Judge Goeke concludes the easement, if properly drafted (which it wasn’t), would be worth north of $8 million. So the Glade Creek crew only gets the 20% overvaluation chop, not 40%. And IRS conceded any misstatement chop, so the 20% only applies to the overstatement above $8 million.

But they do get the $35K charitable to the 501(c)(3). That got paid in escrow at closing, but only got to the 501(c)(3) the next January. IRS says there must be unconditional delivery for a deduction to be taken. “Ordinarily, a charitable contribution is made when its delivery is effected. Sec. 1.170A-1(b), Income Tax Regs. When delivery is effected through an agent acting on behalf of the donee or donor, the critical question is whether the donor has relinquished dominion and control.” 2020 T. C. Memo. 148, at p. 26 (Citation omitted).

Enter our old chum, Reg. Sec. 1.170A-1(e), “so remote as to be negligible.” But IRS says the escrow agreement never got into the record, so must infer that it would show there were conditions.

“Under the circumstances of this case, we find such an inference unwarranted. Ministerial escrow tasks are generally not considered substantial limitations or restrictions on a taxpayer’s receipt of funds and are not conditions precedent of the type that precludes the transfer of control. The chance that the settlement agent would not pay the escrowed funds to the Conservancy was so remote as to be negligible. Once the funds were deposited into escrow, they were not under Glade Creek’s control. Glade Creek had directed their payment to the Conservancy and could no longer use or redirect the funds. We find that Glade Creek is entitled to deduct the $35,077 donation for [year at issue].” 2020 T. C. Memo. 148, at p. 28.
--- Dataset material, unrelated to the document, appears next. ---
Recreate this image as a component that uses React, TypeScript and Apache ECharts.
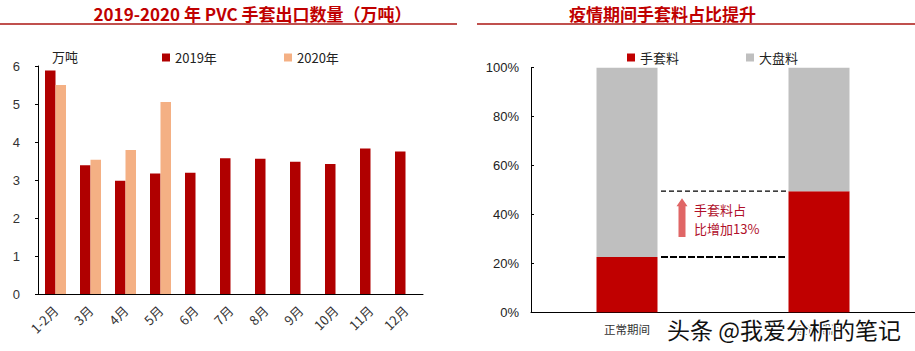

Judge, I’ve been escrowee enough times to know that no condition is “so remote as to be negligible,” especially where I would be liable for any erroneous payment. I once had to track some beneficiary down years after the closing to get fifteen grand out of my former firm’s escrow account, so we could settle up what was due to each of us when I left. They weren’t wrong, and neither was I.